Kyleen Wright, president of an anti-abortion group then known as Texans United for Life, said in an interview that Miers donated $150 to the organization as a "bronze patron" for its annual dinner in 1989.
Frist is pushing to have Miers confirmed by Thanksgiving, a compressed schedule. "She has demonstrated her leadership, her character, her integrity," said Frist, R-Tenn., who harbors presidential aspirations in 2008.
But some of the more conservative GOP senators are being reserved when it comes to Miers' nomination.
Sen. Sam Brownback, R-Kan., an anti-abortion senator who is also considered to be a 2008 presidential candidate, pointedly declined comment on Miers. And Sen. John Thune of South Dakota, one of the conservatives newly elected to the Senate in 2004, said he was reserving judgment.
"It has been my expectation that President Bush would nominate someone in the mold of Justices (Antonin) Scalia and (Clarence) Thomas and it is my hope that Harriet Miers will prove to be such a person," he said. Both Scalia and Thomas have voted to overturn the 1973 Roe v. Wade decision that legalized abortion.

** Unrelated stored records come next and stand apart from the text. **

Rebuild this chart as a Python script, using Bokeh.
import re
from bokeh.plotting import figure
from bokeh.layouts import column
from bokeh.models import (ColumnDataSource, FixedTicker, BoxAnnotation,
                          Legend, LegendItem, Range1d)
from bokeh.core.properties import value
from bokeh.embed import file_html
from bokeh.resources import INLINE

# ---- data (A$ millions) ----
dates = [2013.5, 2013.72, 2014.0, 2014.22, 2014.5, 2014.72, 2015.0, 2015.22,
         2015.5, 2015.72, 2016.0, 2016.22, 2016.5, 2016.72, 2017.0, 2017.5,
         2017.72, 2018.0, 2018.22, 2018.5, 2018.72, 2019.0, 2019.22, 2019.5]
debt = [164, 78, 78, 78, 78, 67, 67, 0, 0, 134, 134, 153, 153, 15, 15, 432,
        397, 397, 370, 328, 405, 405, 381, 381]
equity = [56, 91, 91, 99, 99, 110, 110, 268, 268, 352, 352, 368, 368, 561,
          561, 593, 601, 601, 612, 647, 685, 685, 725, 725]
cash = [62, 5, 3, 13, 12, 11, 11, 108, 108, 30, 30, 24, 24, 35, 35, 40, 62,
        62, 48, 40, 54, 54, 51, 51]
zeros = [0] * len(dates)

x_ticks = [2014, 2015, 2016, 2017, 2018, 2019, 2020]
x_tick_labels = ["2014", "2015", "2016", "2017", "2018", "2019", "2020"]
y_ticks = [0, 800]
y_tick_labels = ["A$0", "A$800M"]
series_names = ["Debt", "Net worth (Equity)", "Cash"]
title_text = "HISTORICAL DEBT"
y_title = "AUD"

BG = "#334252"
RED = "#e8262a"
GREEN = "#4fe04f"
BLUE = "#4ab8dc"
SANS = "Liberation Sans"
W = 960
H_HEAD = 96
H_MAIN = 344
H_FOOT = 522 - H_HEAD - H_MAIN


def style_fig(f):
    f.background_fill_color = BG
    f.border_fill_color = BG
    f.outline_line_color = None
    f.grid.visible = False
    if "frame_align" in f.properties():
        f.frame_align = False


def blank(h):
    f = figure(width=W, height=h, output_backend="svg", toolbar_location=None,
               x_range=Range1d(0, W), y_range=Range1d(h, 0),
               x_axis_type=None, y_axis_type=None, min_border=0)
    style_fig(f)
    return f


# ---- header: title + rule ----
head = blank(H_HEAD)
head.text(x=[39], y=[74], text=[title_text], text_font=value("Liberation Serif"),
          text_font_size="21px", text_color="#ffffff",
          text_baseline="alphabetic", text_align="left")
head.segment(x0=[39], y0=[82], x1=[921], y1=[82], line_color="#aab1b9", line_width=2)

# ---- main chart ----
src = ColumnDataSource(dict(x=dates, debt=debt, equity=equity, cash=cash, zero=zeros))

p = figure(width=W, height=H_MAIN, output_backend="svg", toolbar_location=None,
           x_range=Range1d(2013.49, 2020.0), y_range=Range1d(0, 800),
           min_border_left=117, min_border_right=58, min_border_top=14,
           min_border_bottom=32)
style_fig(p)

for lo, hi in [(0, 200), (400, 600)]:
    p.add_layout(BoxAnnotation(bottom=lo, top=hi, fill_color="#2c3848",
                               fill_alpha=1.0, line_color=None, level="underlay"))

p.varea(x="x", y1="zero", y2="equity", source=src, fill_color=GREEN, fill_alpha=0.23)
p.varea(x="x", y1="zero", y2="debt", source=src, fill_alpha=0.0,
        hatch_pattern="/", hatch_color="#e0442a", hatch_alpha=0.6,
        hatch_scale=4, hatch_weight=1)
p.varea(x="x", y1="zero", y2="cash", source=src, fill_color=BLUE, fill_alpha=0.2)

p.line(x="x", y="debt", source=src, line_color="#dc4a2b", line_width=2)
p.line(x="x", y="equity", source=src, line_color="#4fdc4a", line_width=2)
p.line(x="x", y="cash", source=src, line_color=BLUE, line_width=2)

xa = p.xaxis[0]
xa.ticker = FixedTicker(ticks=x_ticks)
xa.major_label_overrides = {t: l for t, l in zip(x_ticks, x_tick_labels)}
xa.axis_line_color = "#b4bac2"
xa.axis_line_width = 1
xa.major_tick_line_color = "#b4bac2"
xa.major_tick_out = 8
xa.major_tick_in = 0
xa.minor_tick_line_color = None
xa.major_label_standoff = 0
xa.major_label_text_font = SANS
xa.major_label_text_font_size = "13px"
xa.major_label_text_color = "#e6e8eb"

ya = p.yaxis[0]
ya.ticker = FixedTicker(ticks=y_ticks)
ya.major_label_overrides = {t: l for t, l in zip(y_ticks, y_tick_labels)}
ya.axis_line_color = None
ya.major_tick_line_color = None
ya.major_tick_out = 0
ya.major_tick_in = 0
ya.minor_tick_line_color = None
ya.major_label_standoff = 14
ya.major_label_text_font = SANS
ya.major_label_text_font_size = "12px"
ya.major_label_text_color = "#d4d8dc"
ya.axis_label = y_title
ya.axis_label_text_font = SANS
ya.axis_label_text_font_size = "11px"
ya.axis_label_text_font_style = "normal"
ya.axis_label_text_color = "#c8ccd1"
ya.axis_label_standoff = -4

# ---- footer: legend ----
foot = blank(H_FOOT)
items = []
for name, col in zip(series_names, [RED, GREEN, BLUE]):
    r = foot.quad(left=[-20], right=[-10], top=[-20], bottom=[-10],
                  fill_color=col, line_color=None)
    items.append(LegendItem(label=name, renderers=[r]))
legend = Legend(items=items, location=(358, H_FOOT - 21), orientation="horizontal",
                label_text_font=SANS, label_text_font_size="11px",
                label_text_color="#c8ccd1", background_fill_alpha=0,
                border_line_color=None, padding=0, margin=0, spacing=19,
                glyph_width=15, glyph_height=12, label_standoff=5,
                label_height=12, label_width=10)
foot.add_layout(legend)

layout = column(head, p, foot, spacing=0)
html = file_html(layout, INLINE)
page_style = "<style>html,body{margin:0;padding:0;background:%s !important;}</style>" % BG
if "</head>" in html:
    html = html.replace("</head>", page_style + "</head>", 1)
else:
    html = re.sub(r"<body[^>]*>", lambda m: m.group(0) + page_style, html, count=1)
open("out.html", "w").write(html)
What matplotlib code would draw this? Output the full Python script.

Democrats also are sending mixed signals on Miers' nomination, with Senate Democratic leader Harry Reid of Nevada seemingly supporting Bush's pick of the White House counsel.
"Harriet Miers has served with distinction as a trial lawyer. That's what I am. I'm a trial lawyer," said Reid, standing next to Miers outside the Senate chamber. "So anyone with that background makes me feel good."
Miers was one of the names Reid suggested to Bush during a breakfast meeting two weeks ago, officials said, and the very first words in Reid's news release about Miers were, "I like Harriet Miers."
But other Senate Democrats aren't as gushing about Miers. "The president has selected a loyal political ally without a judicial record to sit on the highest court in the land," said Sen. Barbara Boxer, D-Calif.